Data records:
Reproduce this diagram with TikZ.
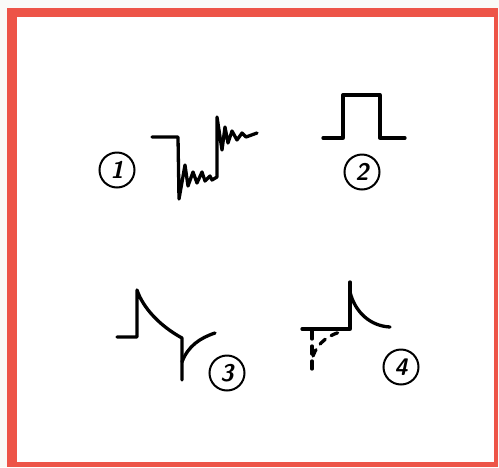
\documentclass[tikz,border=0pt]{standalone}
\definecolor{framered}{RGB}{237,84,72}
\definecolor{paper}{RGB}{250,250,248}
\tikzset{wave/.style={line width=3.3pt,line join=round,line cap=round},
 numcirc/.style={circle,draw,line width=2pt,minimum size=35pt,inner sep=0pt,font=\sffamily\bfseries\itshape\fontsize{24}{24}\selectfont}}
\begin{document}
\begin{tikzpicture}[x=1pt,y=-1pt]
\useasboundingbox (0,0) rectangle (499,467);
\fill[paper] (0,0) rectangle (499,467);
\fill[framered] (7,8) rectangle (498,467);\fill[white] (17,17) rectangle (494,462);
\node[numcirc] (n1) at (117,170){1};\node[numcirc] (n2) at (362,172){2};\node[numcirc] (n3) at (227,373){3};\node[numcirc] (n4) at (401,367){4};
\draw[wave] (152,137)--(178,137)--(179,199)--(185,165)--(188,186)--(193,172)--(197,183)--(202,172)--(205,181)--(210,176)--(212,180)--(217,177)--(217,117)--(222,150)--(225,127)--(228,143)--(232,131)--(237,140)--(242,133)--(246,137)--(257,133);
\draw[wave] (323,138)--(343,138)--(343,95)--(380,95)--(380,138)--(405,138);
\draw[wave] (117,337)--(137,337)--(137,290) .. controls (143,308) and (160,326) .. (182,338)--(182,380);
\draw[wave] (182,362) .. controls (188,346) and (200,338) .. (215,333);
\draw[wave] (302,329)--(350,329)--(350,282);\draw[wave] (350,292) .. controls (355,312) and (370,326) .. (390,327);
\draw[wave,dash pattern=on 8pt off 7pt] (312,331)--(312,374);\draw[wave,dash pattern=on 7pt off 7pt] (313,356) .. controls (318,342) and (330,334) .. (344,331);
\end{tikzpicture}
\end{document}
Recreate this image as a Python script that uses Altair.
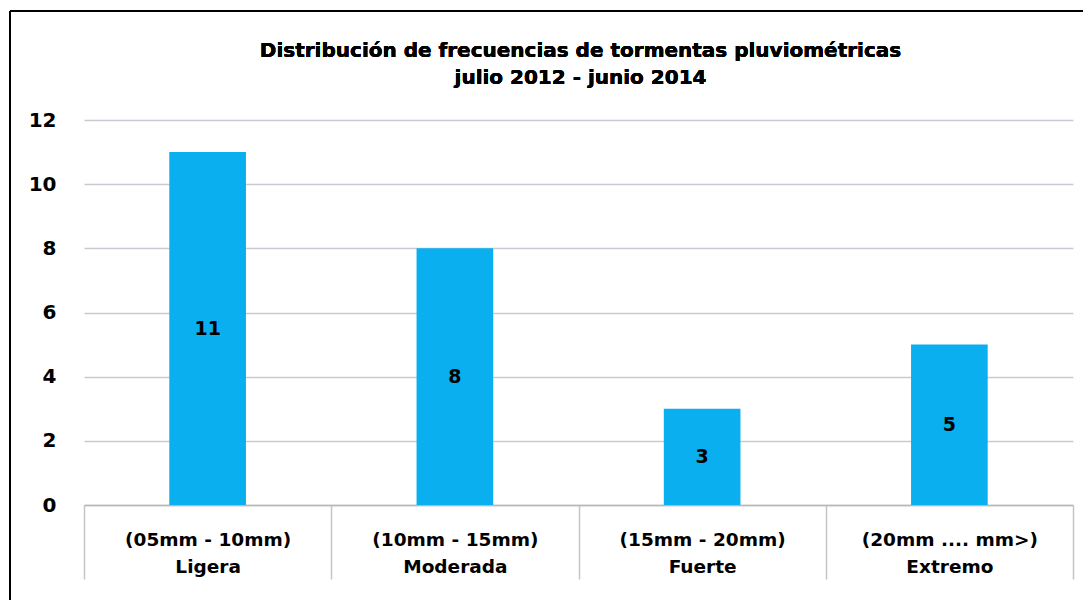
import altair as alt
import pandas as pd

ranges = ["(05mm - 10mm)", "(10mm - 15mm)", "(15mm - 20mm)", "(20mm .... mm>)"]
names = ["Ligera", "Moderada", "Fuerte", "Extremo"]
counts = [11, 8, 3, 5]
y_ticks = [0, 2, 4, 6, 8, 10, 12]
title_lines = ["Distribución de frecuencias de tormentas pluviométricas", "julio 2012 - junio 2014"]

labels = [f"{r}|{n}" for r, n in zip(ranges, names)]
df = pd.DataFrame({"cat": labels, "n": counts, "half": [c / 2 for c in counts]})

W, H = 989, 385
FONT = "DejaVu Sans"
BOX = 74

xenc = alt.X(
    "cat:N",
    sort=labels,
    title=None,
    scale=alt.Scale(paddingInner=0, paddingOuter=0),
    axis=alt.Axis(
        labelExpr="split(datum.label, '|')",
        labelAngle=0,
        labelFont=FONT,
        labelFontSize=18.5,
        labelFontWeight="bold",
        labelColor="#000000",
        labelPadding=40 - BOX,
        labelLineHeight=27,
        labelBaseline="alphabetic",
        ticks=True,
        tickBand="extent",
        tickSize=BOX,
        tickColor="#c4c4c4",
        tickWidth=1.5,
        domainColor="#b8b8b8",
        domainWidth=1.5,
        grid=False,
    ),
)

bars = alt.Chart(df).mark_bar(color="#0AAFEF", width=alt.RelativeBandSize(0.31)).encode(
    x=xenc,
    y=alt.Y(
        "n:Q",
        title=None,
        scale=alt.Scale(domain=[0, 12], nice=False),
        axis=alt.Axis(
            values=y_ticks,
            labelFont=FONT,
            labelFontSize=20,
            labelFontWeight="bold",
            labelColor="#000000",
            labelPadding=28,
            ticks=False,
            domain=False,
            gridColor="#c8ccd2",
            gridWidth=1.5,
        ),
    ),
)

text = alt.Chart(df).mark_text(
    font=FONT, fontSize=19, fontWeight="bold", color="#000000", baseline="middle"
).encode(
    x=alt.X("cat:N", sort=labels),
    y=alt.Y("half:Q"),
    text=alt.Text("n:Q"),
)

frame_top = alt.Chart(df).mark_rule(color="#000000", strokeWidth=2, clip=False).encode(
    x=alt.value(-74), x2=alt.value(W + 20), y=alt.value(-109)
)
frame_left = alt.Chart(df).mark_rule(color="#000000", strokeWidth=2, clip=False).encode(
    x=alt.value(-74), y=alt.value(-109), y2=alt.value(H + 110)
)

title1 = alt.Chart(df).mark_text(
    font=FONT, fontSize=20, fontWeight="bold", color="#000000",
    align="center", baseline="alphabetic",
).encode(x=alt.value(W / 2 + 2), y=alt.value(-63), text=alt.value(title_lines[0]))

title2 = alt.Chart(df).mark_text(
    font=FONT, fontSize=20, fontWeight="bold", color="#000000",
    align="center", baseline="alphabetic",
).encode(x=alt.value(W / 2 + 2), y=alt.value(-36), text=alt.value(title_lines[1]))

chart = (
    alt.layer(bars, text, frame_top, frame_left, title1, title2)
    .properties(
        width=W,
        height=H,
        background="#ffffff",
        autosize=alt.AutoSizeParams(type="none"),
        padding={"left": 76, "top": 112, "right": 10, "bottom": 95},
    )
    .configure_view(strokeWidth=0, stroke="transparent")
)

chart.save("out.html", embed_options={"renderer": "svg", "actions": False})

◆ Your task: Reproduce every entry word for word, but omit the pictures.

◆ Solution to this exercise:
Reproduce this diagram with TikZ.
\documentclass[tikz,border=0pt]{standalone}
\definecolor{framered}{RGB}{237,84,72}
\definecolor{paper}{RGB}{250,250,248}
\tikzset{wave/.style={line width=3.3pt,line join=round,line cap=round},
 numcirc/.style={circle,draw,line width=2pt,minimum size=35pt,inner sep=0pt,font=\sffamily\bfseries\itshape\fontsize{24}{24}\selectfont}}
\begin{document}
\begin{tikzpicture}[x=1pt,y=-1pt]
\useasboundingbox (0,0) rectangle (499,467);
\fill[paper] (0,0) rectangle (499,467);
\fill[framered] (7,8) rectangle (498,467);\fill[white] (17,17) rectangle (494,462);
\node[numcirc] (n1) at (117,170){1};\node[numcirc] (n2) at (362,172){2};\node[numcirc] (n3) at (227,373){3};\node[numcirc] (n4) at (401,367){4};
\draw[wave] (152,137)--(178,137)--(179,199)--(185,165)--(188,186)--(193,172)--(197,183)--(202,172)--(205,181)--(210,176)--(212,180)--(217,177)--(217,117)--(222,150)--(225,127)--(228,143)--(232,131)--(237,140)--(242,133)--(246,137)--(257,133);
\draw[wave] (323,138)--(343,138)--(343,95)--(380,95)--(380,138)--(405,138);
\draw[wave] (117,337)--(137,337)--(137,290) .. controls (143,308) and (160,326) .. (182,338)--(182,380);
\draw[wave] (182,362) .. controls (188,346) and (200,338) .. (215,333);
\draw[wave] (302,329)--(350,329)--(350,282);\draw[wave] (350,292) .. controls (355,312) and (370,326) .. (390,327);
\draw[wave,dash pattern=on 8pt off 7pt] (312,331)--(312,374);\draw[wave,dash pattern=on 7pt off 7pt] (313,356) .. controls (318,342) and (330,334) .. (344,331);
\end{tikzpicture}
\end{document}
Recreate this image as a Python script that uses Altair.
import altair as alt
import pandas as pd

ranges = ["(05mm - 10mm)", "(10mm - 15mm)", "(15mm - 20mm)", "(20mm .... mm>)"]
names = ["Ligera", "Moderada", "Fuerte", "Extremo"]
counts = [11, 8, 3, 5]
y_ticks = [0, 2, 4, 6, 8, 10, 12]
title_lines = ["Distribución de frecuencias de tormentas pluviométricas", "julio 2012 - junio 2014"]

labels = [f"{r}|{n}" for r, n in zip(ranges, names)]
df = pd.DataFrame({"cat": labels, "n": counts, "half": [c / 2 for c in counts]})

W, H = 989, 385
FONT = "DejaVu Sans"
BOX = 74

xenc = alt.X(
    "cat:N",
    sort=labels,
    title=None,
    scale=alt.Scale(paddingInner=0, paddingOuter=0),
    axis=alt.Axis(
        labelExpr="split(datum.label, '|')",
        labelAngle=0,
        labelFont=FONT,
        labelFontSize=18.5,
        labelFontWeight="bold",
        labelColor="#000000",
        labelPadding=40 - BOX,
        labelLineHeight=27,
        labelBaseline="alphabetic",
        ticks=True,
        tickBand="extent",
        tickSize=BOX,
        tickColor="#c4c4c4",
        tickWidth=1.5,
        domainColor="#b8b8b8",
        domainWidth=1.5,
        grid=False,
    ),
)

bars = alt.Chart(df).mark_bar(color="#0AAFEF", width=alt.RelativeBandSize(0.31)).encode(
    x=xenc,
    y=alt.Y(
        "n:Q",
        title=None,
        scale=alt.Scale(domain=[0, 12], nice=False),
        axis=alt.Axis(
            values=y_ticks,
            labelFont=FONT,
            labelFontSize=20,
            labelFontWeight="bold",
            labelColor="#000000",
            labelPadding=28,
            ticks=False,
            domain=False,
            gridColor="#c8ccd2",
            gridWidth=1.5,
        ),
    ),
)

text = alt.Chart(df).mark_text(
    font=FONT, fontSize=19, fontWeight="bold", color="#000000", baseline="middle"
).encode(
    x=alt.X("cat:N", sort=labels),
    y=alt.Y("half:Q"),
    text=alt.Text("n:Q"),
)

frame_top = alt.Chart(df).mark_rule(color="#000000", strokeWidth=2, clip=False).encode(
    x=alt.value(-74), x2=alt.value(W + 20), y=alt.value(-109)
)
frame_left = alt.Chart(df).mark_rule(color="#000000", strokeWidth=2, clip=False).encode(
    x=alt.value(-74), y=alt.value(-109), y2=alt.value(H + 110)
)

title1 = alt.Chart(df).mark_text(
    font=FONT, fontSize=20, fontWeight="bold", color="#000000",
    align="center", baseline="alphabetic",
).encode(x=alt.value(W / 2 + 2), y=alt.value(-63), text=alt.value(title_lines[0]))

title2 = alt.Chart(df).mark_text(
    font=FONT, fontSize=20, fontWeight="bold", color="#000000",
    align="center", baseline="alphabetic",
).encode(x=alt.value(W / 2 + 2), y=alt.value(-36), text=alt.value(title_lines[1]))

chart = (
    alt.layer(bars, text, frame_top, frame_left, title1, title2)
    .properties(
        width=W,
        height=H,
        background="#ffffff",
        autosize=alt.AutoSizeParams(type="none"),
        padding={"left": 76, "top": 112, "right": 10, "bottom": 95},
    )
    .configure_view(strokeWidth=0, stroke="transparent")
)

chart.save("out.html", embed_options={"renderer": "svg", "actions": False})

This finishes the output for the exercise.